Gurudev and other leaders of such groups have never been my cup of tea.

Spirituality is a luxury I have seldom sought as an escape or relief from the travails of my battle with Islamists and jihadis.

So when I received an invitation from the Art of Living festival to attend I went soaked in skepticism, but with an open mind.

I couldn’t figure out how an Indian, also known to his adherents as Gurudev, could have millions of followers in China, Russia, Argentina and even Islamic countries such as Pakistan and Jordan.

Suffering taunts from my hardened secular comrades, who urged me not to go lest I return “detoxified”, or as one Sikh friend put it, “neutered”, I hesitated.

Worse, my wife said, “don’t come back if they stuff out your flame and turn you into some incense and sage burning peacenik.”

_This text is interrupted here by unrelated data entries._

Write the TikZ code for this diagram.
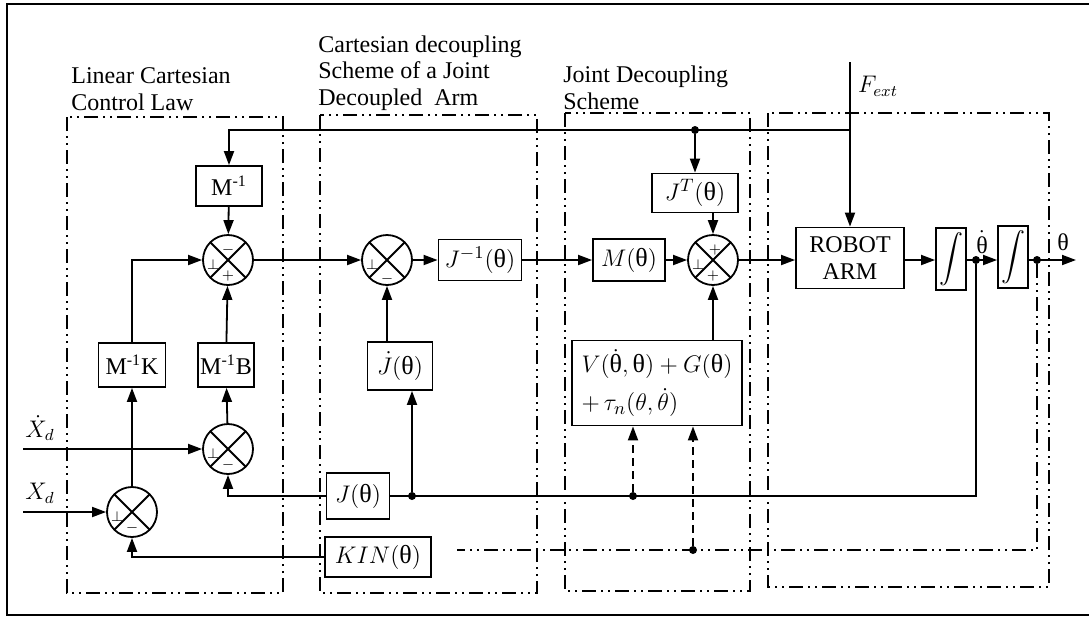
\documentclass[tikz,border=0pt]{standalone}
\usepackage{amsmath}
\usepackage{fontspec}
\setmainfont{Liberation Serif}
\usetikzlibrary{arrows.meta,calc,positioning}
\newcommand{\uth}{\text{θ}}
\tikzset{
  wire/.style={black, line width=0.9pt},
  flow/.style={wire, -{Triangle[length=7pt,width=5pt]}},
  dflow/.style={flow, dash pattern=on 4pt off 2.5pt},
  region/.style={black, line width=0.8pt,
                 dash pattern=on 7pt off 2.5pt on 1pt off 2.5pt on 1pt off 2.5pt},
  block/.style={draw=black, line width=0.9pt, inner sep=1pt, align=center,
                font=\fontsize{13}{15}\selectfont},
  sumnode/.style={draw=black, line width=0.9pt, circle, minimum size=25pt, inner sep=0pt,
    path picture={\draw[line width=0.9pt]
      (path picture bounding box.north west) -- (path picture bounding box.south east)
      (path picture bounding box.north east) -- (path picture bounding box.south west);}},
  sign/.style={font=\scriptsize, inner sep=0pt},
  lab/.style={align=left, inner sep=0pt},
  junction/.style={circle, fill=black, inner sep=0pt, minimum size=4pt},
}

\begin{document}
\begin{tikzpicture}[x=0.5pt,y=-0.5pt,
  every node/.append style={font=\fontsize{12}{13.25}\selectfont}]
  \path[use as bounding box] (0,0) rectangle (1089,618);

  % outer frame (open on the right)
  \draw[line width=1.2pt] (1089,4) -- (7,4) -- (7,615) -- (1089,615);

  % the four dash-dot regions and their titles
  \draw[region] (67,117) rectangle (283,593);
  \draw[region] (320,115) rectangle (537,593);
  \draw[region] (565,113) rectangle (750,591);
  \draw[region] (768,113) rectangle (1049,587);
  \node[lab, anchor=south west] (tLaw) at (71,111) {Linear Cartesian\\Control Law};
  \node[lab, anchor=south west] (tCart) at (318,111)
    {Cartesian decoupling\\Scheme of a Joint\\Decoupled\ \ Arm};
  \node[lab, anchor=south west] (tJoint) at (563,110) {Joint Decoupling\\Scheme};

  % linear Cartesian control law
  \node[block, font=\fontsize{12}{13}\selectfont, minimum width=33pt, minimum height=20pt]
    (Minv) at (229,186) {M\textsuperscript{-1}};
  \node[sumnode] (s1) at (228,260) {};
  \node[block, font=\fontsize{12}{13}\selectfont, minimum width=33.5pt, minimum height=22pt]
    (MinvK) at (132,365) {M\textsuperscript{-1}K};
  \node[block, font=\fontsize{12}{13}\selectfont, minimum width=28pt, minimum height=22pt]
    (MinvB) at (226,365) {M\textsuperscript{-1}B};
  \node[sumnode] (s2) at (228,449) {};
  \node[sumnode] (s3) at (132,512) {};
  \coordinate (xdin) at (23,449);
  \coordinate (xin) at (23,512);
  \node (lXd) at (40,428) {$\dot{X}_{d}$};
  \node (lX) at (40,493) {$X_{d}$};

  % Cartesian decoupling of the joint decoupled arm
  \node[sumnode] (s4) at (387,260) {};
  \node[block, minimum width=41.5pt, minimum height=20.5pt] (Jinv) at (480,260) {$J^{-1}(\uth)$};
  \node[block, minimum width=32.5pt, minimum height=24pt] (Jdot) at (400,366) {$\dot{J}(\uth)$};
  \node[block, minimum width=31.5pt, minimum height=23pt] (Jth) at (358,496) {$J(\uth)$};
  \node[block, minimum width=53pt, minimum height=20pt] (KIN) at (378,557) {$KIN(\uth)$};

  % joint decoupling
  \node[block, minimum width=36pt, minimum height=21pt] (Mth) at (629,260) {$M(\uth)$};
  \node[sumnode] (s5) at (713,260) {};
  \node[block, minimum width=43pt, minimum height=19.5pt] (JT) at (695,193) {$J^{T}(\uth)$};
  \node[block, minimum width=85pt, minimum height=42.5pt, align=left, inner sep=1.5pt]
    (V) at (657,383)
    {$V(\dot{\uth},\uth)+G(\uth)$\\[4pt]$+\,\tau_{n}(\theta,\dot{\theta})$};

  % robot and integrators
  \node[block, font=\fontsize{12}{13.25}\selectfont, minimum width=54pt, minimum height=30.5pt]
    (robot) at (850,258) {ROBOT\\ARM};
  \node[block, minimum width=15pt, minimum height=31pt] (int1) at (951,259) {$\displaystyle\int$};
  \node[block, minimum width=15pt, minimum height=31pt] (int2) at (1013,257) {$\displaystyle\int$};
  \coordinate (out) at (1076,260);
  \coordinate (fxtop) at (850,62);
  \node (lF) at (878,86) {$F_{ext}$};
  \node (lthd) at (982,242) {$\dot{\uth}$};
  \node (lth) at (1063,242) {$\uth$};

  % junctions
  \coordinate (fx) at (850,130);
  \node[junction] (dJT) at (695,130) {};
  \node[junction] (dJ) at (412,496) {};
  \node[junction] (dV1) at (633,496) {};
  \node[junction] (dthd) at (976,260) {};
  \node[junction] (dth) at (1037,260) {};
  \node[junction] (dV2) at (693,550) {};
  \coordinate (kinend) at (457,550);

  % signs on the summing points
  \node[sign] (s1t) at ([yshift=5pt]s1.center) {$-$};
  \node[sign] (s1l) at ([xshift=-7.5pt,yshift=-2.5pt]s1.center) {$\perp$};
  \node[sign] (s1b) at ([yshift=-8pt]s1.center) {$+$};
  \node[sign] (s2l) at ([xshift=-7.5pt,yshift=-2.5pt]s2.center) {$\perp$};
  \node[sign] (s2b) at ([yshift=-8pt]s2.center) {$-$};
  \node[sign] (s3l) at ([xshift=-7.5pt,yshift=-2.5pt]s3.center) {$\perp$};
  \node[sign] (s3b) at ([yshift=-8pt]s3.center) {$-$};
  \node[sign] (s4l) at ([xshift=-7.5pt,yshift=-2.5pt]s4.center) {$\perp$};
  \node[sign] (s4b) at ([yshift=-9.5pt]s4.center) {$-$};
  \node[sign] (s5t) at ([xshift=1pt,yshift=5pt]s5.center) {$+$};
  \node[sign] (s5l) at ([xshift=-7.5pt,yshift=-2.5pt]s5.center) {$\perp$};
  \node[sign] (s5b) at ([yshift=-8pt]s5.center) {$+$};

  % connections
  \draw[flow] (fx) -| (Minv.north);
  \draw[flow] (dJT) -- (JT.north);
  \draw[flow] (fxtop) -- (robot.north);
  \draw[flow] (Minv) -- (s1);
  \draw[flow] (MinvK.north) |- (s1.west);
  \draw[flow] (MinvB) -- (s1);
  \draw[flow] (s2) -- (MinvB);
  \draw[flow] (s3) -- (MinvK);
  \draw[flow] (xdin) -- (s2.west);
  \draw[flow] (xin) -- (s3.west);
  \draw[flow] (Jth.west) -| (s2.south);
  \draw[flow] (KIN.west) -| (s3.south);
  \draw[flow] (s1) -- (s4);
  \draw[flow] (s4) -- (Jinv);
  \draw[flow] (Jinv) -- (Mth);
  \draw[flow] (Mth) -- (s5);
  \draw[flow] (s5) -- (robot.west |- s5);
  \draw[flow] (robot.east |- s5) -- (int1.west |- s5);
  \draw[flow] (int1.east |- s5) -- (int2.west |- s5);
  \draw[flow] (int2.east |- s5) -- (out);
  \draw[flow] (Jdot.north -| s4) -- (s4.south);
  \draw[flow] (dJ) -- (dJ |- Jdot.south);
  \draw[flow] (JT.south -| s5) -- (s5.north);
  \draw[flow] (V.north -| s5) -- (s5.south);
  \draw[wire] (Jth.east) -| (dthd);
  \draw[dflow] (dV1) -- (dV1 |- V.south);
  \draw[dflow] (dV2) -- (dV2 |- V.south);
  \draw[region] (dth) -- (dth |- dV2) -- (kinend);
\end{tikzpicture}
\end{document}
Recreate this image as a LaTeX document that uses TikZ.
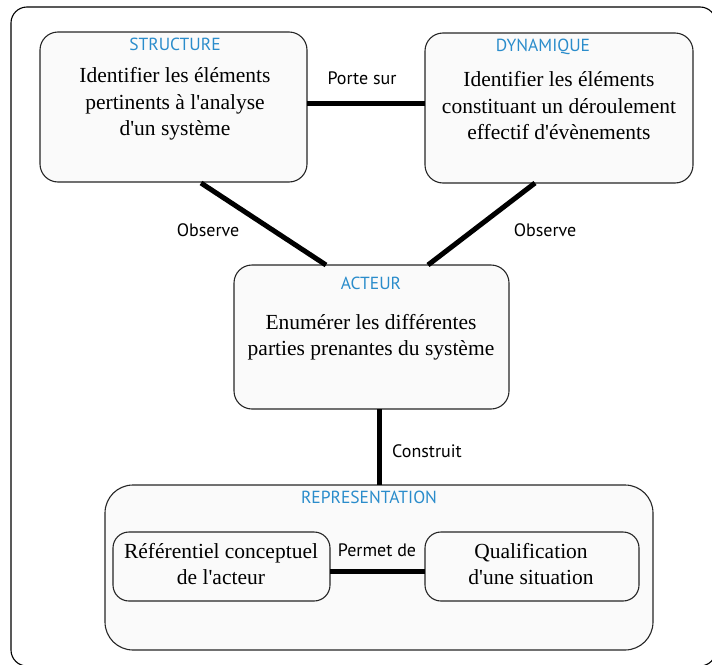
\documentclass[tikz,border=0pt]{standalone}
\usepackage{fontspec}
\setmainfont{Liberation Serif}
\newfontfamily\labfont{PT Sans}
\definecolor{ttl}{HTML}{2A8CCB}
\definecolor{boxfill}{HTML}{FAFAFA}
\newcommand{\aq}{\textquotesingle}
\begin{document}
\begin{tikzpicture}[x=1pt,y=-1pt,
  box/.style={draw=black!85,line width=1.1pt,fill=boxfill,rounded corners=18pt},
  ttlstyle/.style={text=ttl,font=\labfont\fontsize{17.5}{20}\selectfont,inner sep=0pt},
  body/.style={align=center,font=\fontsize{21.5}{26.5}\selectfont,inner sep=0pt},
  lab/.style={font=\labfont\fontsize{18}{20}\selectfont,inner sep=0pt},
  link/.style={line width=5pt}]
\useasboundingbox (0,0) rectangle (712,664);
\begin{scope}
\clip (0,0) rectangle (712,664);
\draw[line width=1.1pt,rounded corners=16pt] (11,7) rectangle (716,666);
\end{scope}
% boxes
\draw[box] (40,32) rectangle (307,182);
\draw[box] (425,33) rectangle (693,183);
\draw[box] (234,265) rectangle (509,409);
\draw[box,rounded corners=28pt] (105,485) rectangle (653,650);
\draw[box,rounded corners=16pt] (113,532) rectangle (330,601);
\draw[box,rounded corners=16pt] (425,532) rectangle (639,601);
% titles
\node[ttlstyle] (tS) at (175,44) {STRUCTURE};
\node[ttlstyle] (tD) at (543,47) {DYNAMIQUE};
\node[ttlstyle] (tA) at (371,283) {ACTEUR};
\node[ttlstyle] (tR) at (369,497) {REPRESENTATION};
% bodies
\node[body] (bS) at (175,104) {Identifier les éléments\\pertinents à l\aq analyse\\d\aq un système};
\node[body] (bD) at (559,106) {Identifier les éléments\\constituant un déroulement\\effectif d\aq évènements};
\node[body] (bA) at (371,337) {Enumérer les différentes\\parties prenantes du système};
\node[body] (bR) at (221,564) {Référentiel conceptuel\\de l\aq acteur};
\node[body] (bQ) at (531,564) {Qualification\\d\aq une situation};
% connectors
\coordinate (p1) at (307,103); \coordinate (p2) at (425,103);
\draw[link] (p1) -- (p2);
\coordinate (o1) at (201,183); \coordinate (o2) at (326,265);
\draw[link] (o1) -- (o2);
\coordinate (o3) at (535,183); \coordinate (o4) at (428,265);
\draw[link] (o3) -- (o4);
\coordinate (c1) at (379,409); \coordinate (c2) at (379,485);
\draw[link] (c1) -- (c2);
\coordinate (m1) at (330,571); \coordinate (m2) at (425,571);
\draw[link] (m1) -- (m2);
% labels
\node[lab] (lP) at (362,78) {Porte sur};
\node[lab] (lO1) at (208,230) {Observe};
\node[lab] (lO2) at (545,230) {Observe};
\node[lab] (lC) at (427,451) {Construit};
\node[lab] (lM) at (377,550) {Permet de};
\end{tikzpicture}
\end{document}
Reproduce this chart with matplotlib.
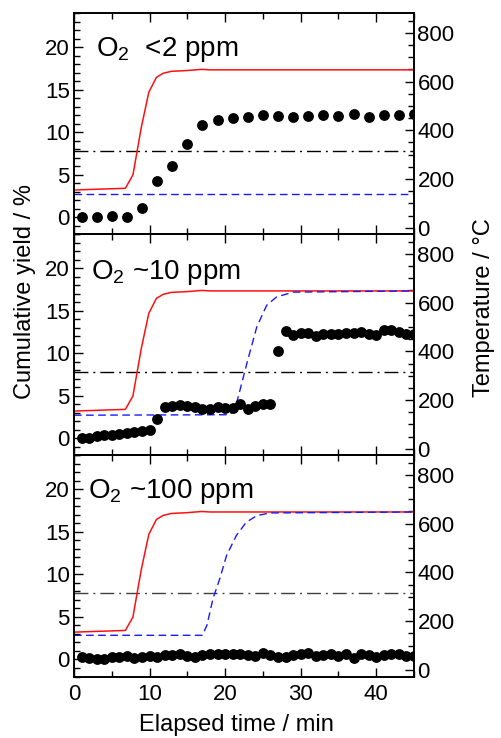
import matplotlib
matplotlib.use('Agg')
import matplotlib.pyplot as plt
from matplotlib.ticker import MultipleLocator

plt.rcParams['font.family'] = ['Liberation Sans', 'DejaVu Sans']
plt.rcParams['mathtext.fontset'] = 'custom'
plt.rcParams['mathtext.rm'] = 'Liberation Sans'
plt.rcParams['mathtext.default'] = 'regular'

# ---------------- data ----------------
panel_labels = ["O$_2$  <2 ppm", "O$_2$ ~10 ppm", "O$_2$ ~100 ppm"]

# furnace temperature (red, solid) - same in all panels
red_time = [0, 6.8, 7.8, 8.9, 9.9, 10.9, 11.8, 12.9, 14.9, 16.9, 18.0, 45]
red_temp = [155, 162, 217, 411, 556, 617, 634, 642, 645, 650, 648, 648]

# second temperature (blue, dashed)
blue_time_top = [0, 45]
blue_temp_top = [140, 140]
blue_time_mid = [0, 20.6, 21.3, 22.2, 23.0, 24.2, 25.5, 26.8, 29.0, 45]
blue_temp_mid = [138, 140, 161, 269, 365, 501, 589, 623, 643, 648]
blue_time_bot = [0, 17.0, 17.6, 18.4, 19.3, 20.2, 21.5, 22.8, 24.2, 25.9, 45]
blue_temp_bot = [142, 142, 184, 293, 375, 470, 552, 606, 633, 644, 648]

# reference temperature (dash-dot)
ref_temp = [315, 315, 315]

# cumulative yield (black dots)
yield_time_top = [1, 3, 5, 7, 9, 11, 13, 15, 17, 19, 21, 23, 25, 27, 29, 31,
                  33, 35, 37, 39, 41, 43, 45]
yield_top = [0.0, 0.08, 0.15, 0.08, 1.1, 4.25, 6.06, 8.65, 10.86, 11.45, 11.72,
             11.84, 12.0, 11.96, 11.77, 11.92, 12.04, 11.89, 12.16, 11.84,
             12.08, 12.04, 12.2]

yield_time_1min = [1, 2, 3, 4, 5, 6, 7, 8, 9, 10, 11, 12, 13, 14, 15, 16, 17,
                   18, 19, 20, 21, 22, 23, 24, 25, 26, 27, 28, 29, 30, 31, 32,
                   33, 34, 35, 36, 37, 38, 39, 40, 41, 42, 43, 44, 45]
yield_mid = [0.0, 0.1, 0.3, 0.35, 0.4, 0.5, 0.6, 0.8, 0.9, 0.95,
             2.3,
             3.65, 3.8, 3.9, 3.8, 3.7, 3.45, 3.5, 3.65, 3.6, 3.6, 4.1, 3.5,
             3.8, 4.05, 4.0,
             10.27,
             12.65, 12.15, 12.4, 12.4, 12.05, 12.3, 12.25, 12.3, 12.4, 12.4,
             12.5, 12.25, 12.15, 12.7, 12.75, 12.5, 12.3, 12.25]
yield_bot = [0.3, 0.2, 0.1, 0.05, 0.25, 0.35, 0.45, 0.2, 0.35, 0.45, 0.35, 0.5,
             0.5, 0.6, 0.45, 0.35, 0.5, 0.6, 0.6, 0.65, 0.6, 0.65, 0.5, 0.45,
             0.75, 0.5, 0.35, 0.25, 0.5, 0.6, 0.75, 0.45, 0.5, 0.65, 0.45, 0.6,
             0.2, 0.65, 0.5, 0.35, 0.5, 0.6, 0.6, 0.45, 0.45]

x_ticks = [0, 10, 20, 30, 40]

panels = [
    (yield_time_top, yield_top, blue_time_top, blue_temp_top),
    (yield_time_1min, yield_mid, blue_time_mid, blue_temp_mid),
    (yield_time_1min, yield_bot, blue_time_bot, blue_temp_bot),
]
label_pos = [(2.9, 19.0), (2.3, 18.8), (1.9, 19.0)]
ref_colors = ['black', 'black', '#404040']

# ---------------- figure ----------------
W, H = 501, 738
fig = plt.figure(figsize=(W / 100, H / 100), dpi=100)
gs = fig.add_gridspec(3, 1, left=74 / W, right=414 / W,
                      top=1 - 13.3 / H, bottom=1 - 676.5 / H, hspace=0)

for i, (yt, yv, bt, bT) in enumerate(panels):
    ax = fig.add_subplot(gs[i])
    ax2 = ax.twinx()
    ax.set_zorder(ax2.get_zorder() + 1)
    ax.patch.set_visible(False)

    ax2.axhline(ref_temp[i], color=ref_colors[i], lw=1.0,
                ls=(0, (10, 3.6, 1.4, 3.6)))
    ax2.plot(red_time, red_temp, color='#ff1010', lw=1.1)
    ax2.plot(bt, bT, color='#1a1aff', lw=1.0, ls=(0, (5.5, 3.2)))
    ax.plot(yt, yv, 'o', color='black', ms=7.8, mew=0)

    ax.set_xlim(0, 45)
    ax.set_ylim(-2, 24)
    ax2.set_ylim(-27, 880)

    ax.set_xticks(x_ticks)
    ax.xaxis.set_minor_locator(MultipleLocator(5))
    ax.yaxis.set_major_locator(MultipleLocator(5))
    ax.yaxis.set_minor_locator(MultipleLocator(1))
    ax2.yaxis.set_major_locator(MultipleLocator(200))
    ax2.yaxis.set_minor_locator(MultipleLocator(50))

    ax.tick_params(which='both', direction='in', top=True, bottom=True,
                   left=True, right=False, labelsize=16, width=1.0)
    ax.tick_params(which='major', length=6.5)
    ax.tick_params(which='minor', length=4)
    ax.tick_params(axis='y', pad=3)
    ax.tick_params(axis='x', pad=5.5)
    ax2.tick_params(which='both', direction='in', right=True, left=False,
                    labelsize=16, width=1.0, pad=2.5)
    ax2.tick_params(which='major', length=6.5)
    ax2.tick_params(which='minor', length=4)
    if i < 2:
        ax.tick_params(labelbottom=False)

    for a in (ax, ax2):
        for s in a.spines.values():
            s.set_linewidth(1.2)

    ax.text(label_pos[i][0], label_pos[i][1], panel_labels[i], fontsize=20,
            va='baseline', ha='left')

fig.text(25 / W, 1 - 292 / H, "Cumulative yield / %", rotation=90,
         ha='center', va='center', fontsize=17)
fig.text(484 / W, 1 - 308 / H, "Temperature / °C", rotation=90,
         ha='center', va='center', fontsize=17)
fig.text(236 / W, 7 / H, "Elapsed time / min", ha='center', va='baseline',
         fontsize=17)

fig.savefig('out.png', dpi=100)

But as I researched Gurudev, to my astonishment I discovered that he helped to end the decades-old war between and the Colombian government and FARC, (Fuerzas Armadas Revolucionarias de Colombia) a guerrilla movement involved in the Colombian armed conflict since 1964.

Meeting world leaders was not my expectation at a culture festival, but on the first day of the event, I found myself sitting next to an Arab gentleman who was also surprised to find a fellow Muslim at a primarily Hindu-flavoured fiesta.

An hour into discussing which was worse -- the Saudi occupation of Hejaz (Mecca and Medina) in 1924 or the Israeli occupation of the West Bank in 1967, I found out he was a former prime minister of an Arab country that has fought wars with Israel and borders on Saudi Arabia. So much for spirituality and inner calm.

Elsewhere, I had a long chat with former Nigerian president Olusegun Obasanjo, who provided insight into the Nigerian jihadi group Boko Haram and his disheartening assessment that the kidnapped girls of Chibok had all been lost to the dark side.

After three days of an incredible cultural feast involving tens of thousands of dancers and drummers performing under pouring thundershowers, and a rainbow that appeared straight out of a Rubens painting, we flew to the grand “Ashram” built painstakingly over decades by Gurudev and his volunteers on barren land outside India’s IT capital, Bengaluru or Bangalore.

There I was put through another three days of grinding exercises in deep breathing to -- in the words of Gurudev-- calm me down a bit.

Only time will tell if it works.

Could yoga be the solution to the turmoil on earth? Why not? We’ve tried war; let's give yoga a chance.

I can’t imagine Khalifa Al-Baghdadi in a Lotus position or Ayman Mohammed Rabie al-Zawahiri doing a handstand, but who knows?

Gurudev could just be the person to pull it off.